John Finucane speaking |
By Theo Russell
Francie Molloy, Sinn Féin MP for Mid Ulster, told a meeting in London
last week that the problems the party experienced with registering voters in the
North of Ireland for the December 2019 election “were the most difficult Sinn
Féin has ever experienced”.
He said: “There are increasing restrictions on who
gets onto the electoral register and who can send postal votes.
“We need to prepare for a unified electoral system
in the north and south that is completely out of the hands of the British
government. Every Irish citizen should be on the register and have the right to
vote.
“Demography is changing in the North but it’s not
reflected on the electoral register, and that could mean the unionists maintain
control even when they’ve lost the popular majority.”

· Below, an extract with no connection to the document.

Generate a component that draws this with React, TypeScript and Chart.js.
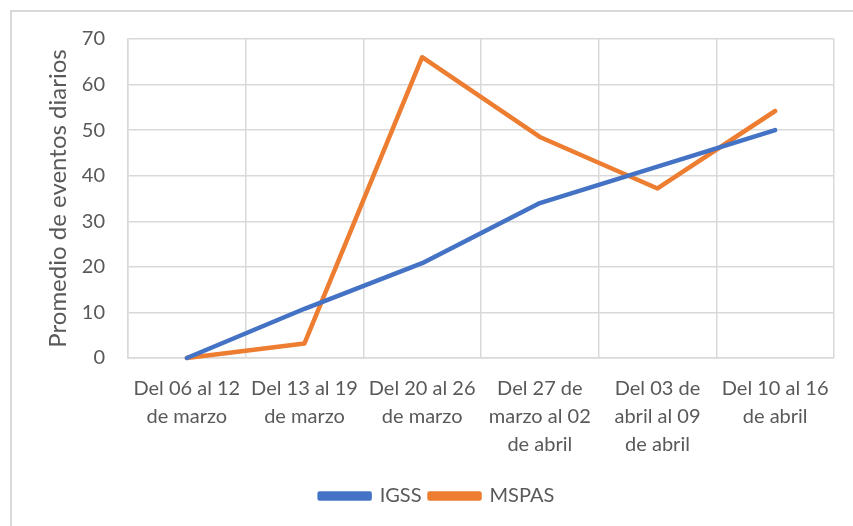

The keynote speaker at the meeting, A decade of
opportunity: towards a United Ireland at the Westminster Parliament, was John
Finucane, new Sinn Féin MP for North Belfast.
Finucane reminded the meeting that the Good Friday
Agreement “is an evolving process” that “requires constant nurturing and active
oversight and involvement by the Irish and British Governments”.
But his main focus was on Brexit, which he said
“has exposed the failure and undemocratic nature of partition – a political
problem, which requires a political solution”.
He added that: “The majority of MLAs and MPs in the
North of Ireland are anti-Brexit. Neither the people, nor their political
representatives here have consented to the North leaving the EU today. There is
a justifiable anger about this.”
In April 2017 the European Union announced
that in the event of Irish reunification, the North “would automatically
re-join the EU with the rest of Ireland,” Finucane said.
He predicted that recent changes “will inevitably
lead to the final break-up of the constitutional structures of the United
Kingdom” and said: “It is no longer a question of if, but when the referendum
on Irish unity will be held, and many of those of a British or Unionist
identity are now considering the merits of reunification.”
Finucane called on the new Irish government after
next month’s elections to publish a Green Paper and appoint a minister on how
to prepare “a successful transition to a united Ireland”.
He added that the debate on reunification was
bringing in wide sections of society in the North of Ireland.
Last year Baroness Paisley, the widow of Ian
Paisley and vice-president of the Democratic Unionist Party (DUP), said: “I
just wonder why (Ireland) had to be divided... and I think it was the wrong
decision,” adding that she could live in a united Ireland as long as there was
freedom of religion – in contrast to her own party leader, Arlene Foster.
Also Billy Hutchinson, leader of the Progressive
Unionist Party, which had one seat in the Northern Ireland Assembly until 2007,
told the party conference the a reunification referendum was inevitable.
On a so-called border referendum – ie to end
partition – he said: “For our part, Sinn Féin believes there should be one
within the next five years.
“That means the Irish Government need to begin to
plan for a referendum, promote the discussion, and build a vision of a new and
united Ireland.”
He called on the Irish diaspora in Britain to lobby
MPs and the British government “to live up to its responsibilities under the
Good Friday Agreement to announce a unity referendum”.
John Finucane is the son of lawyer Patrick
Finucane, who was murdered in 1989 by Ulster Defence Association (UDA) members
who were colluding with MI5, which was confirmed in parliament by David Cameron
in 2012.
Finucane pointed out that in Belfast: “The absolute
unionist majority has been lost in the last four elections and it is not coming
back. I say this not out of triumph but as a challenge.” His seat was
exclusively held by unionists until December 2019.
Amongst his predecessors was Edward Carson, who led
a revolt against Irish Home Rule, paved the way for partition and established
the Ulster Volunteers, who received arms shipments from Germany. Lenin famously
cited Carson as an example of the British government supporting treason against
against their own state.
In the discussion a speaker from the floor spoke
about the ‘Magnitsky amendments’ unanimously added to two new laws by
parliament, allowing the freezing of assets of “international human rights
violators”. (According to the USA and UK, the US lawyer Sergei Magnitsky was
murdered by the Russian Government.)
The speaker asked: “If they were so concerned about
human rights, why didn’t they pass a law after the murder of Pat Finucane?”